Images are not part of the copy; write out the rest of the data exactly as given.

Material provided:
*-*-*
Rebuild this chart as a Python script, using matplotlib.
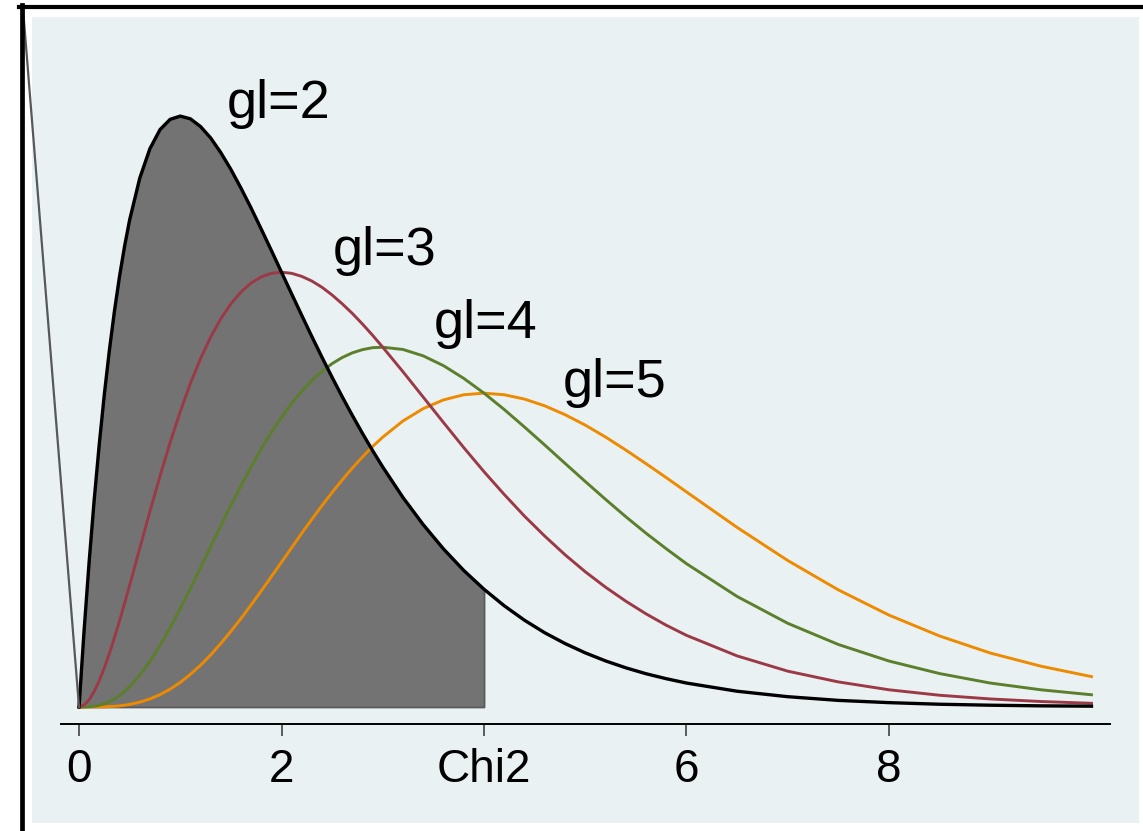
import numpy as np
import matplotlib
matplotlib.use("Agg")
import matplotlib.pyplot as plt
from matplotlib.patches import Rectangle
from matplotlib.lines import Line2D

plt.rcParams['font.family'] = ['Liberation Sans', 'DejaVu Sans']

# values (density scale, x from 0 to 10)
x = [0.0, 0.05, 0.1, 0.15, 0.2, 0.25, 0.3, 0.35, 0.4, 0.45, 0.5,
     0.6, 0.7, 0.8, 0.9, 1.0, 1.1, 1.2, 1.3, 1.4, 1.5, 1.6, 1.7, 1.8, 1.9,
     2.0, 2.1, 2.2, 2.3, 2.4, 2.5, 2.6, 2.7, 2.8, 2.9, 3.0,
     3.2, 3.4, 3.6, 3.8, 4.0, 4.2, 4.4, 4.6, 4.8, 5.0, 5.2, 5.4, 5.6, 5.8, 6.0,
     6.5, 7.0, 7.5, 8.0, 8.5, 9.0, 9.5, 10.0]
gl2 = [0.0, 0.0476, 0.0905, 0.1291, 0.1637, 0.1947, 0.2222, 0.2466, 0.2681, 0.2869, 0.3033,
       0.3293, 0.3476, 0.3595, 0.3659, 0.3679, 0.3662, 0.3614, 0.3543, 0.3452, 0.3347,
       0.3230, 0.3106, 0.2975, 0.2842, 0.2707, 0.2572, 0.2438, 0.2306, 0.2177, 0.2052,
       0.1931, 0.1815, 0.1703, 0.1596, 0.1494,
       0.1304, 0.1135, 0.0984, 0.0850, 0.0733, 0.0630, 0.0540, 0.0462, 0.0395, 0.0337,
       0.0287, 0.0244, 0.0207, 0.0176, 0.0149,
       0.0098, 0.0064, 0.0041, 0.0027, 0.0017, 0.0011, 0.0007, 0.0005]
gl3 = [0.0, 0.0012, 0.0045, 0.0097, 0.0164, 0.0243, 0.0333, 0.0432, 0.0536, 0.0646, 0.0758,
       0.0988, 0.1217, 0.1438, 0.1647, 0.1839, 0.2014, 0.2169, 0.2303, 0.2417, 0.2510,
       0.2584, 0.2640, 0.2678, 0.2700, 0.2707, 0.2700, 0.2681, 0.2652, 0.2613, 0.2565,
       0.2510, 0.2450, 0.2384, 0.2314, 0.2240,
       0.2087, 0.1929, 0.1771, 0.1615, 0.1465, 0.1323, 0.1188, 0.1064, 0.0948, 0.0842,
       0.0746, 0.0659, 0.0580, 0.0509, 0.0446,
       0.0318, 0.0223, 0.0156, 0.0107, 0.0073, 0.0050, 0.0034, 0.0023]
gl4 = [0.0, 0.0, 0.0002, 0.0005, 0.0011, 0.0020, 0.0033, 0.0050, 0.0072, 0.0097, 0.0126,
       0.0198, 0.0284, 0.0383, 0.0494, 0.0613, 0.0738, 0.0867, 0.0998, 0.1128, 0.1255,
       0.1378, 0.1496, 0.1607, 0.1710, 0.1804, 0.1890, 0.1966, 0.2033, 0.2090, 0.2138,
       0.2176, 0.2205, 0.2225, 0.2237, 0.2240,
       0.2226, 0.2186, 0.2125, 0.2046, 0.1954, 0.1852, 0.1743, 0.1631, 0.1517, 0.1404,
       0.1293, 0.1185, 0.1082, 0.0985, 0.0892,
       0.0688, 0.0521, 0.0389, 0.0286, 0.0208, 0.0149, 0.0107, 0.0076]
gl5 = [0.0, 0.0, 0.0, 0.0, 0.0001, 0.0001, 0.0003, 0.0004, 0.0007, 0.0011, 0.0016,
       0.0030, 0.0050, 0.0077, 0.0111, 0.0153, 0.0203, 0.0260, 0.0324, 0.0395, 0.0471,
       0.0551, 0.0636, 0.0723, 0.0812, 0.0902, 0.0992, 0.1082, 0.1169, 0.1254, 0.1336,
       0.1414, 0.1488, 0.1557, 0.1622, 0.1680,
       0.1781, 0.1858, 0.1912, 0.1944, 0.1954, 0.1944, 0.1917, 0.1875, 0.1820, 0.1755,
       0.1681, 0.1600, 0.1515, 0.1428, 0.1339,
       0.1118, 0.0912, 0.0729, 0.0572, 0.0442, 0.0336, 0.0254, 0.0189]

tick_pos = [0, 2, 4, 6, 8]
tick_labels = ['0', '2', 'Chi2', '6', '8']
labels = ['gl=2', 'gl=3', 'gl=4', 'gl=5']
label_x = [1.46, 2.51, 3.50, 4.78]
label_y = [0.367, 0.275, 0.230, 0.193]
shade_to = 4.0

W, H = 1143, 831
fig = plt.figure(figsize=(W / 100, H / 100), dpi=100)
fig.patch.set_facecolor('white')

# plot region background and outer frame
fig.patches.append(Rectangle((32 / W, 1 - 823 / H), (1139 - 32) / W, (823 - 17) / H,
                             transform=fig.transFigure, facecolor='#e9f1f3',
                             edgecolor='none', zorder=-10))
fig.lines.append(Line2D([19 / W, 1.0], [1 - 7 / H, 1 - 7 / H], transform=fig.transFigure,
                        color='black', lw=3.0, zorder=10))
fig.lines.append(Line2D([21.5 / W, 21.5 / W], [0.0, 1 - 5 / H], transform=fig.transFigure,
                        color='black', lw=3.4, zorder=10))

ax = fig.add_axes([61 / W, 1 - 724 / H, 1049 / W, (724 - 17) / H])
ax.set_facecolor('none')
ax.set_xlim(-0.178, 10.183)
ax.set_ylim(-0.0106, 0.4296)

xa = np.array(x)
ya = np.array(gl2)
m = xa <= shade_to
ax.fill_between(xa[m], ya[m], 0, facecolor='#737373', edgecolor='#5a5a5a', lw=1.3, zorder=1)

ax.plot(x, gl5, color='#ee8a00', lw=2.1, zorder=2)
ax.plot(x, gl4, color='#5b7f2b', lw=2.1, zorder=3)
ax.plot(x, gl3, color='#9b3a46', lw=2.1, zorder=4)
ax.plot(x, gl2, color='black', lw=2.4, zorder=5)

# the stray line from the frame corner down to the origin
ax.plot([-0.553, 0], [0.4346, 0], color='#585858', lw=1.6, clip_on=False, zorder=5)

for t, lx, ly in zip(labels, label_x, label_y):
    ax.text(lx, ly, t, fontsize=39, ha='left', va='baseline', color='black')

for s in ['left', 'right', 'top']:
    ax.spines[s].set_visible(False)
ax.spines['bottom'].set_linewidth(1.4)
ax.set_yticks([])
ax.set_xticks(tick_pos)
ax.set_xticklabels(tick_labels)
ax.tick_params(axis='x', length=8.6, width=1.1, pad=9, labelsize=33, color='#333333')

fig.savefig('out.png', dpi=100, facecolor='white')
*-*-*
The solution:
Rebuild this chart as a Python script, using matplotlib.
import numpy as np
import matplotlib
matplotlib.use("Agg")
import matplotlib.pyplot as plt
from matplotlib.patches import Rectangle
from matplotlib.lines import Line2D

plt.rcParams['font.family'] = ['Liberation Sans', 'DejaVu Sans']

# values (density scale, x from 0 to 10)
x = [0.0, 0.05, 0.1, 0.15, 0.2, 0.25, 0.3, 0.35, 0.4, 0.45, 0.5,
     0.6, 0.7, 0.8, 0.9, 1.0, 1.1, 1.2, 1.3, 1.4, 1.5, 1.6, 1.7, 1.8, 1.9,
     2.0, 2.1, 2.2, 2.3, 2.4, 2.5, 2.6, 2.7, 2.8, 2.9, 3.0,
     3.2, 3.4, 3.6, 3.8, 4.0, 4.2, 4.4, 4.6, 4.8, 5.0, 5.2, 5.4, 5.6, 5.8, 6.0,
     6.5, 7.0, 7.5, 8.0, 8.5, 9.0, 9.5, 10.0]
gl2 = [0.0, 0.0476, 0.0905, 0.1291, 0.1637, 0.1947, 0.2222, 0.2466, 0.2681, 0.2869, 0.3033,
       0.3293, 0.3476, 0.3595, 0.3659, 0.3679, 0.3662, 0.3614, 0.3543, 0.3452, 0.3347,
       0.3230, 0.3106, 0.2975, 0.2842, 0.2707, 0.2572, 0.2438, 0.2306, 0.2177, 0.2052,
       0.1931, 0.1815, 0.1703, 0.1596, 0.1494,
       0.1304, 0.1135, 0.0984, 0.0850, 0.0733, 0.0630, 0.0540, 0.0462, 0.0395, 0.0337,
       0.0287, 0.0244, 0.0207, 0.0176, 0.0149,
       0.0098, 0.0064, 0.0041, 0.0027, 0.0017, 0.0011, 0.0007, 0.0005]
gl3 = [0.0, 0.0012, 0.0045, 0.0097, 0.0164, 0.0243, 0.0333, 0.0432, 0.0536, 0.0646, 0.0758,
       0.0988, 0.1217, 0.1438, 0.1647, 0.1839, 0.2014, 0.2169, 0.2303, 0.2417, 0.2510,
       0.2584, 0.2640, 0.2678, 0.2700, 0.2707, 0.2700, 0.2681, 0.2652, 0.2613, 0.2565,
       0.2510, 0.2450, 0.2384, 0.2314, 0.2240,
       0.2087, 0.1929, 0.1771, 0.1615, 0.1465, 0.1323, 0.1188, 0.1064, 0.0948, 0.0842,
       0.0746, 0.0659, 0.0580, 0.0509, 0.0446,
       0.0318, 0.0223, 0.0156, 0.0107, 0.0073, 0.0050, 0.0034, 0.0023]
gl4 = [0.0, 0.0, 0.0002, 0.0005, 0.0011, 0.0020, 0.0033, 0.0050, 0.0072, 0.0097, 0.0126,
       0.0198, 0.0284, 0.0383, 0.0494, 0.0613, 0.0738, 0.0867, 0.0998, 0.1128, 0.1255,
       0.1378, 0.1496, 0.1607, 0.1710, 0.1804, 0.1890, 0.1966, 0.2033, 0.2090, 0.2138,
       0.2176, 0.2205, 0.2225, 0.2237, 0.2240,
       0.2226, 0.2186, 0.2125, 0.2046, 0.1954, 0.1852, 0.1743, 0.1631, 0.1517, 0.1404,
       0.1293, 0.1185, 0.1082, 0.0985, 0.0892,
       0.0688, 0.0521, 0.0389, 0.0286, 0.0208, 0.0149, 0.0107, 0.0076]
gl5 = [0.0, 0.0, 0.0, 0.0, 0.0001, 0.0001, 0.0003, 0.0004, 0.0007, 0.0011, 0.0016,
       0.0030, 0.0050, 0.0077, 0.0111, 0.0153, 0.0203, 0.0260, 0.0324, 0.0395, 0.0471,
       0.0551, 0.0636, 0.0723, 0.0812, 0.0902, 0.0992, 0.1082, 0.1169, 0.1254, 0.1336,
       0.1414, 0.1488, 0.1557, 0.1622, 0.1680,
       0.1781, 0.1858, 0.1912, 0.1944, 0.1954, 0.1944, 0.1917, 0.1875, 0.1820, 0.1755,
       0.1681, 0.1600, 0.1515, 0.1428, 0.1339,
       0.1118, 0.0912, 0.0729, 0.0572, 0.0442, 0.0336, 0.0254, 0.0189]

tick_pos = [0, 2, 4, 6, 8]
tick_labels = ['0', '2', 'Chi2', '6', '8']
labels = ['gl=2', 'gl=3', 'gl=4', 'gl=5']
label_x = [1.46, 2.51, 3.50, 4.78]
label_y = [0.367, 0.275, 0.230, 0.193]
shade_to = 4.0

W, H = 1143, 831
fig = plt.figure(figsize=(W / 100, H / 100), dpi=100)
fig.patch.set_facecolor('white')

# plot region background and outer frame
fig.patches.append(Rectangle((32 / W, 1 - 823 / H), (1139 - 32) / W, (823 - 17) / H,
                             transform=fig.transFigure, facecolor='#e9f1f3',
                             edgecolor='none', zorder=-10))
fig.lines.append(Line2D([19 / W, 1.0], [1 - 7 / H, 1 - 7 / H], transform=fig.transFigure,
                        color='black', lw=3.0, zorder=10))
fig.lines.append(Line2D([21.5 / W, 21.5 / W], [0.0, 1 - 5 / H], transform=fig.transFigure,
                        color='black', lw=3.4, zorder=10))

ax = fig.add_axes([61 / W, 1 - 724 / H, 1049 / W, (724 - 17) / H])
ax.set_facecolor('none')
ax.set_xlim(-0.178, 10.183)
ax.set_ylim(-0.0106, 0.4296)

xa = np.array(x)
ya = np.array(gl2)
m = xa <= shade_to
ax.fill_between(xa[m], ya[m], 0, facecolor='#737373', edgecolor='#5a5a5a', lw=1.3, zorder=1)

ax.plot(x, gl5, color='#ee8a00', lw=2.1, zorder=2)
ax.plot(x, gl4, color='#5b7f2b', lw=2.1, zorder=3)
ax.plot(x, gl3, color='#9b3a46', lw=2.1, zorder=4)
ax.plot(x, gl2, color='black', lw=2.4, zorder=5)

# the stray line from the frame corner down to the origin
ax.plot([-0.553, 0], [0.4346, 0], color='#585858', lw=1.6, clip_on=False, zorder=5)

for t, lx, ly in zip(labels, label_x, label_y):
    ax.text(lx, ly, t, fontsize=39, ha='left', va='baseline', color='black')

for s in ['left', 'right', 'top']:
    ax.spines[s].set_visible(False)
ax.spines['bottom'].set_linewidth(1.4)
ax.set_yticks([])
ax.set_xticks(tick_pos)
ax.set_xticklabels(tick_labels)
ax.tick_params(axis='x', length=8.6, width=1.1, pad=9, labelsize=33, color='#333333')

fig.savefig('out.png', dpi=100, facecolor='white')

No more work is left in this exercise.